I lit a cigarette. “You’re early.”
“Not early enough. I guess I should have stayed here all night after dropping you off,” Jack said referencing the night before when we attended an AA meeting together. He dropped me off well after 10 pm and I assured him that I was going to read, write, and go right to bed.
But then something happened. As it always seemed to do when left alone with my inner demons.
I started thinking about a failed relationship with a girl who recently loved me, but who left me for someone else. And I was helpless to do anything about it–except plot to get her back. And plotting on something as hopeless as love lost meant drinking. And so I did. Until I passed out.
I had been sober 10 days. Things were going well. Not great, mind you, but well. My head was clearing even though I was mostly unhappy, but for a few glimpses of light.
And I was completely alone in the world, but for Jack.
“Jimmy, what the fuck are we going to do with you?” Jack asked as he whipped open and straddled a metal chair directly in front of me.

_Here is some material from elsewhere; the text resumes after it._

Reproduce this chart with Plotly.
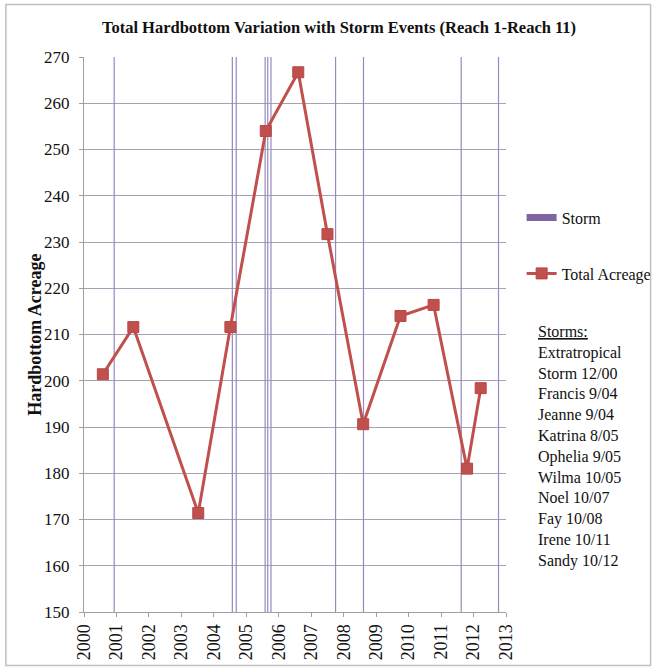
import plotly.graph_objects as go

# ---- data ----
years = [2000.58, 2001.52, 2003.52, 2004.51, 2005.60, 2006.60, 2007.50,
         2008.60, 2009.75, 2010.77, 2011.80, 2012.22]
acreage = [201.4, 211.6, 171.4, 211.6, 254.0, 266.7, 231.7,
           190.6, 214.0, 216.4, 181.0, 198.4]
storm_dates = [2000.93, 2004.57, 2004.69, 2005.58, 2005.66, 2005.76,
               2007.75, 2008.61, 2011.62, 2012.77]
storm_names = ["Extratropical<br>Storm 12/00", "Francis 9/04", "Jeanne 9/04",
               "Katrina 8/05", "Ophelia 9/05", "Wilma 10/05", "Noel 10/07",
               "Fay 10/08", "Irene 10/11", "Sandy 10/12"]
x_ticks = list(range(2000, 2014))
y_min, y_max = 150, 270

SERIF = "Liberation Serif, Times New Roman, serif"
STORM_COLOR = "#9589BE"
RED = "#C0504D"

# storm vertical lines
sx, sy = [], []
for d in storm_dates:
    sx += [d, d, None]
    sy += [y_min, y_max, None]

fig = go.Figure()
fig.add_trace(go.Scatter(x=sx, y=sy, mode="lines",
                         line=dict(color=STORM_COLOR, width=1.2),
                         showlegend=False, legendgroup="storm",
                         hoverinfo="skip"))
fig.add_trace(go.Scatter(x=[None], y=[None], mode="lines", name="Storm",
                         line=dict(color="#8064A2", width=7),
                         legendgroup="storm"))
fig.add_trace(go.Scatter(x=years, y=acreage, mode="lines+markers",
                         name="Total Acreage", legendgroup="acre",
                         line=dict(color=RED, width=3),
                         marker=dict(symbol="square", size=11, color=RED,
                                     line=dict(color="#B84844", width=1))))

L, R, T, B = 84, 153, 57, 55
W, H = 669, 672
pw, ph = W - L - R, H - T - B

fig.update_layout(
    width=W, height=H,
    margin=dict(l=L, r=R, t=T, b=B),
    paper_bgcolor="white", plot_bgcolor="white",
    font=dict(family=SERIF, color="#111", size=16),
    title=dict(text="<b>Total Hardbottom Variation with Storm Events (Reach 1-Reach 11)</b>",
               x=339 / W, xanchor="center", y=1 - 27 / H, yanchor="middle",
               xref="container", yref="container",
               font=dict(family=SERIF, size=16.5, color="#111")),
    xaxis=dict(range=[2000, 2013], tickvals=x_ticks, ticktext=[str(v) for v in x_ticks],
               tickangle=-90, showgrid=False, zeroline=False,
               showline=True, linecolor="#A0A0A0", linewidth=1,
               ticks="outside", ticklen=4, tickcolor="#A0A0A0",
               tickfont=dict(family=SERIF, size=18, color="#111")),
    xaxis2=dict(range=[2000, 2013], tickvals=x_ticks, overlaying="x", anchor="y",
                side="bottom", showticklabels=False, showgrid=False, zeroline=False,
                showline=False, ticks="inside", ticklen=5, tickcolor="#A0A0A0"),
    yaxis=dict(range=[y_min, y_max], dtick=10, tick0=150,
               showgrid=True, gridcolor="#A6A1B6", gridwidth=1,
               zeroline=False, showline=True, linecolor="#A0A0A0", linewidth=1,
               ticks="outside", ticklen=4, tickcolor="#A0A0A0",
               ticklabelstandoff=6,
               tickfont=dict(family=SERIF, size=17, color="#111")),
    legend=dict(x=(532 - L) / pw, y=(H - B - 202) / ph, xanchor="left", yanchor="top",
                font=dict(family=SERIF, size=16, color="#111"),
                tracegroupgap=32, bgcolor="rgba(0,0,0,0)"),
    hovermode=False,
)

# y-axis title
fig.add_annotation(text="<b>Hardbottom Acreage</b>", textangle=-90,
                   xref="paper", yref="paper", x=(33 - L) / pw, y=0.5,
                   xanchor="center", yanchor="middle", showarrow=False,
                   font=dict(family=SERIF, size=18, color="#111"))

# storms list
storm_text = "<u>Storms:</u><br>" + "<br>".join(storm_names)
fig.add_annotation(text=storm_text, align="left",
                   xref="paper", yref="paper", x=(547 - L) / pw, y=(H - B - 323) / ph,
                   xanchor="left", yanchor="top", showarrow=False,
                   font=dict(family=SERIF, size=16, color="#111"))

# outer frame
fig.add_shape(type="rect", xref="paper", yref="paper",
              x0=(4 - L) / pw, x1=(664 - L) / pw,
              y0=(H - B - 671) / ph, y1=(H - B - 4) / ph,
              line=dict(color="#BFBFBF", width=1.5), fillcolor="rgba(0,0,0,0)",
              layer="below")

fig.write_html("out.html")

I was too ashamed to speak. Here was this man who had taken me on as some kind of pet project to help me get my life together, and I was letting him down. Just like I’d let everyone else down who I’d known in my life. I knew I would never stop drinking. I should just come out and tell him that he was wasting his time.
“Seriously. I’m asking you. What are we going to do with you?”
“I don’t know. Go to a meeting, I guess,” I managed to say as I put out my cigarette.
“Then let’s go,” he commanded as he jumped up.
I started to walk to the bathroom.
“No, no, let’s go like this,” he said. “There’s a meeting a few blocks from here that starts in ten minutes.”
“Fuck that. I’m not going there to make a fool out of myself all hung over,” I said to the large man standing in my way.
He smiled sarcastically. “Really? You don’t think they’ll know what happened if you take a shower in cologne?”
I didn’t respond, and instead walked around him toward the bathroom.
“That’s funny, Jimmy,” he said. “Really funny. You know why it’s funny? It’s funny because it doesn’t matter. Today is a new day.”
I shut the door and ran water. I could hear Jack cleaning up the beer cans in the next room. I looked in the mirror. My eyes were swollen and red.
“Oh Jimmy.” Jack said from the other side of the paper-thin wall. “Oh Jimmy, Jimmy, Jimmy.” He paused. “We’ll get you right, yet.”
**
I had one more relapse a week later before eventually having an epiphany that would change my life forever.
Thank you, Jack.
***
Gabe Miranda
Jul 29, 2012
Something you said about sharing the other day.
Thanks for sharing.
Gabe
Cheryl Smithem
Jul 29, 2012
As the daughter of an alcoholic, I know the pain of lost days with my father (now deceased) and broken promises. I’m very happy that you worked it.
karin
Jul 29, 2012
struck a nerve, Jim.
I still wonder, when I see alcoholism up close and putrid, what is wrong with us. Wonder what happened, exactly, that got us lucky ones straight but misses the others. Angels, maybe. Epiphany. What makes epiphanies last?
Those angels who hauled me around…why haven’t I been more grateful, kept them closer? Why is human contact so like explosion? Why do we forget?
Thanks. Your writing is so precious.